There is nothing overly appealing here but the diary, and it I keep. It feels heavy in my apron as I move about, the same way my red lipstick feels heavy on my lips. The lipstick was a gift from my girlfriend, Mina, and I am still getting used to the feel of it, though I reapply the thick, matte stuff every couple of hours when I know Miss Helmes isn’t peering at me with her eagle eyes.  The woman is a master spy if you ask me, and I wouldn’t be surprised to hear her start speaking with a suspicious accent and begin flying the wrong flag from her considerable bosom.

“Put those back immediately!” Miss Helmes’ high pitched voice breaks through my thoughts like a scythe through soft wheat. Speak of the devil.

I sigh and plop a stack of documents I had been idling rifling through back onto the dusty desk where I had found them.

“They looked important, Miss,” I argue, half heartedly, though I’ve no mind to lug them back down the endless flights of stairs of Bedlam anyway. “Don’t you think the doctor might want them? For his records, I mean?”

Miss Helmes snatches them out of my hands and nearly snaps my wrist in the process. Gentleness is not this spinster’s specialty.

“You’re here for other reasons, Lizzie, and it’s not for smartin’ off with me and forgettin’ your place. Don’t touch anything you weren’t told to, girl. Why must I always be telling you that? Off with you now.” Miss Helmes is gone as quickly as she had appeared - the rotten apparition that she is.

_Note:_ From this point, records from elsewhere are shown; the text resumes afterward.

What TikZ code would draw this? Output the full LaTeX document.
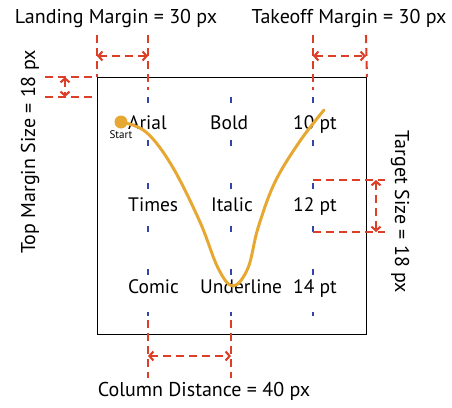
\documentclass[tikz,border=0pt]{standalone}
\usepackage{fontspec}
\setmainfont{PT Sans}
\usetikzlibrary{arrows.meta}
\definecolor{redd}{RGB}{220,62,40}
\definecolor{bluedash}{RGB}{50,70,170}
\definecolor{curvecol}{RGB}{230,168,50}
\begin{document}
\begin{tikzpicture}[x=1pt,y=-1pt,
 measure/.style={draw=redd,line width=2.1pt,dash pattern=on 8pt off 5pt},
 dimarrow/.style={measure,{Straight Barb[length=4pt,width=9pt]}-{Straight Barb[length=4pt,width=9pt]}},
 guide/.style={draw=bluedash,line width=1.1pt,dash pattern=on 6pt off 37pt},
 lbl/.style={font=\fontsize{19.5}{22}\selectfont,inner sep=0pt,anchor=base west},
 title/.style={font=\fontsize{20}{22}\selectfont,inner sep=0pt},
 gesture/.style={draw=curvecol,line width=3pt,line cap=round}]
\useasboundingbox (0,0) rectangle (452,407);
% frame
\node (box) [draw,line width=0.9pt,minimum width=269pt,minimum height=257pt,anchor=north west,inner sep=0pt] at (97,77) {};
% column guides
\foreach \n/\x in {a/148,b/231,c/313}{
  \coordinate (g\n top) at (\x,97);
  \coordinate (g\n bot) at (\x,316);
  \draw[guide] (g\n top) -- (g\n bot);
}
% labels inside
\node[lbl] (arial) at (128,129) {Arial};
\node[lbl] (bold) at (210,129) {Bold};
\node[lbl] (ten) at (293,129) {10 pt};
\node[lbl] (times) at (128,211) {Times};
\node[lbl] (italic) at (211,211) {Italic};
\node[lbl] (twelve) at (293,211) {12 pt};
\node[lbl] (comic) at (128,293) {Comic};
\node[lbl] (under) at (200,293) {Underline};
\node[lbl] (fourteen) at (293,293) {14 pt};
% gesture
\node (startdot) [circle,fill=curvecol,minimum size=13pt,inner sep=0pt] at (121,122) {};
\node[font=\fontsize{11}{12}\selectfont,inner sep=0pt] (startlbl) at (121,135) {Start};
\coordinate (curveend) at (324,110);
\draw[gesture] plot[smooth,tension=0.6] coordinates {(startdot.center) (146,132) (172,166) (200,222) (218,268) (233,286) (248,268) (258,228) (275,182) (300,141) (curveend)};
% landing margin
\coordinate (lmL) at (97,35);
\coordinate (lmR) at (148,35);
\coordinate (lmRb) at (148,90);
\draw[measure] (lmL) -- (box.north west);
\draw[measure] (lmR) -- (lmRb);
\coordinate (lmaL) at (97,56);
\coordinate (lmaR) at (148,56);
\draw[dimarrow] (lmaL) -- (lmaR);
\node[title] (lmtext) at (116,18) {Landing Margin = 30 px};
% takeoff margin
\coordinate (tmL) at (313,35);
\coordinate (tmLb) at (313,90);
\coordinate (tmR) at (366,35);
\draw[measure] (tmL) -- (tmLb);
\draw[measure] (tmR) -- (box.north east);
\coordinate (tmaL) at (313,56);
\coordinate (tmaR) at (366,56);
\draw[dimarrow] (tmaL) -- (tmaR);
\node[title] (tmtext) at (349,18) {Takeoff Margin = 30 px};
% top margin
\coordinate (toA) at (45,77);
\coordinate (toB) at (45,97);
\coordinate (toBr) at (97,97);
\draw[measure] (toA) -- (box.north west);
\draw[measure] (toB) -- (toBr);
\coordinate (toaT) at (65,77);
\coordinate (toaB) at (65,97);
\draw[dimarrow] (toaT) -- (toaB);
\node[title,rotate=90] (totext) at (30,152) {Top Margin Size = 18 px};
% target size
\coordinate (tsA) at (313,180);
\coordinate (tsAr) at (385,180);
\coordinate (tsB) at (313,232);
\coordinate (tsBr) at (385,232);
\draw[measure] (tsA) -- (tsAr);
\draw[measure] (tsB) -- (tsBr);
\coordinate (tsaT) at (376,180);
\coordinate (tsaB) at (376,232);
\draw[dimarrow] (tsaT) -- (tsaB);
\node[title,rotate=-90] (tstext) at (400,212) {Target Size = 18 px};
% column distance
\coordinate (cdL) at (148,320);
\coordinate (cdLb) at (148,378);
\coordinate (cdR) at (231,320);
\coordinate (cdRb) at (231,378);
\draw[measure] (cdL) -- (cdLb);
\draw[measure] (cdR) -- (cdRb);
\coordinate (cdaL) at (148,356);
\coordinate (cdaR) at (231,356);
\draw[dimarrow] (cdaL) -- (cdaR);
\node[title] (cdtext) at (204,391) {Column Distance = 40 px};
\end{tikzpicture}
\end{document}
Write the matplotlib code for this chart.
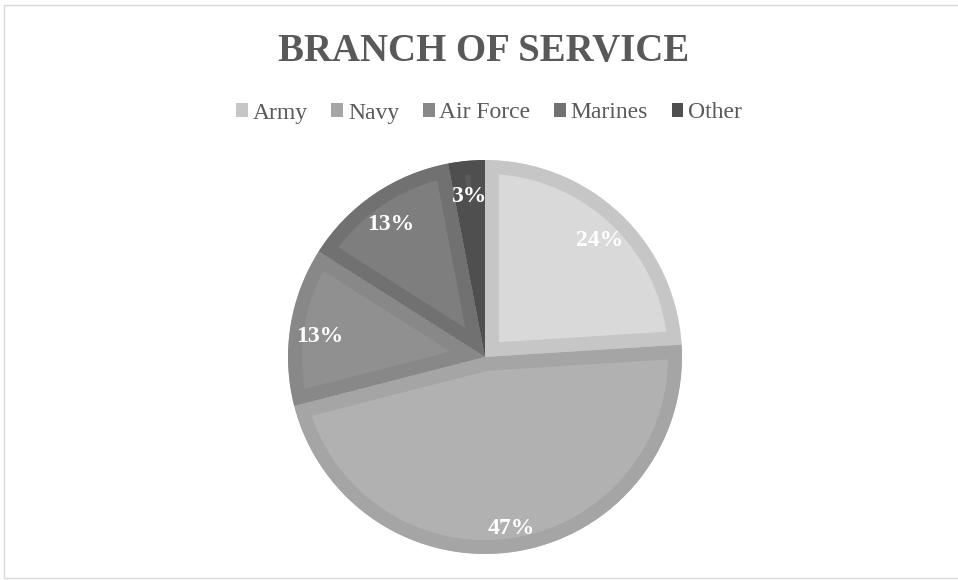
import matplotlib
matplotlib.use("Agg")
import matplotlib.pyplot as plt
from matplotlib.patches import Rectangle, Patch

categories = ["Army", "Navy", "Air Force", "Marines", "Other"]
values = [24, 47, 13, 13, 3]
title = "BRANCH OF SERVICE"

face_colors = ["#d9d9d9", "#b1b1b1", "#909090", "#7e7e7e", "#5a5a5a"]
edge_colors = ["#c6c6c6", "#a5a5a5", "#888888", "#717171", "#4f4f4f"]

plt.rcParams['font.family'] = ['Liberation Serif', 'DejaVu Serif']

fig = plt.figure(figsize=(9.58, 5.8), dpi=100)
fig.patch.set_facecolor("white")

# chart frame
fig.add_artist(Rectangle((4/958, 2/580), 960/958, 573/580, transform=fig.transFigure,
                         fill=False, edgecolor="#d9d9d9", linewidth=1))

ax = fig.add_axes([(485-200)/958, (580-357-200)/580, 400/958, 400/580])
wedges, texts, autotexts = ax.pie(
    values, colors=face_colors, startangle=90, counterclock=False,
    autopct=lambda p: f"{p:.0f}%", pctdistance=0.85, radius=1,
    textprops=dict(color="white", fontsize=17, fontweight="bold"))
for w, ec in zip(wedges, edge_colors):
    w.set_edgecolor(ec)
    w.set_linewidth(20)
    w.set_clip_on(True)
    w.set_clip_path(w)
for t in autotexts:
    x, y = t.get_position()
    t.set_position((x, y - 0.03))
ax.set_xlim(-200/197, 200/197)
ax.set_ylim(-200/197, 200/197)
ax.set_aspect("equal")

fig.text(484/958, 1 - 51/580, title, ha="center", va="center", fontsize=28,
         fontweight="bold", color="#595959")

handles = [Patch(facecolor=c, edgecolor="none") for c in edge_colors]
fig.legend(handles, categories, loc="center", bbox_to_anchor=(489/958, 1 - 113/580),
           ncol=5, frameon=False, fontsize=17, handlelength=0.5, handleheight=0.5,
           handletextpad=0.2, columnspacing=1.0, labelcolor="#595959")

fig.savefig("out.png", dpi=100)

Of all the hospital staff, Miss Helmes is the worst. She looks like an eagle, with an unfortunate beaked nose, and is as skinny as a rail, except for her rather well endowed bosom, which I know I mentioned before. Really, she has the figure of a Gibson Girl, but the personality of the Wicked Witch of the West, a recent book I am rather fond of. Well, not recent exactly, but finding books after war time and especially when you’re an orphan, leaves you pathetically behind the times when it comes to modern culture. Had I chosen my birth I would have picked someplace glamorous like New York City, where my mother would wear the finest perfume and heels, and my father would work in a fabulous bank and come home each night to embrace his daughter. We’d eat steak and cake and sip cocktails like everyone in the magazines do, and when I’d find my Mr. Right, Father would shake his hand and sternly tell him to take care of the love of his life. Also, I’d have one of those fabulous bobs all the American girls are sporting, and I’d wear long strands of necklaces. Once again with the drama.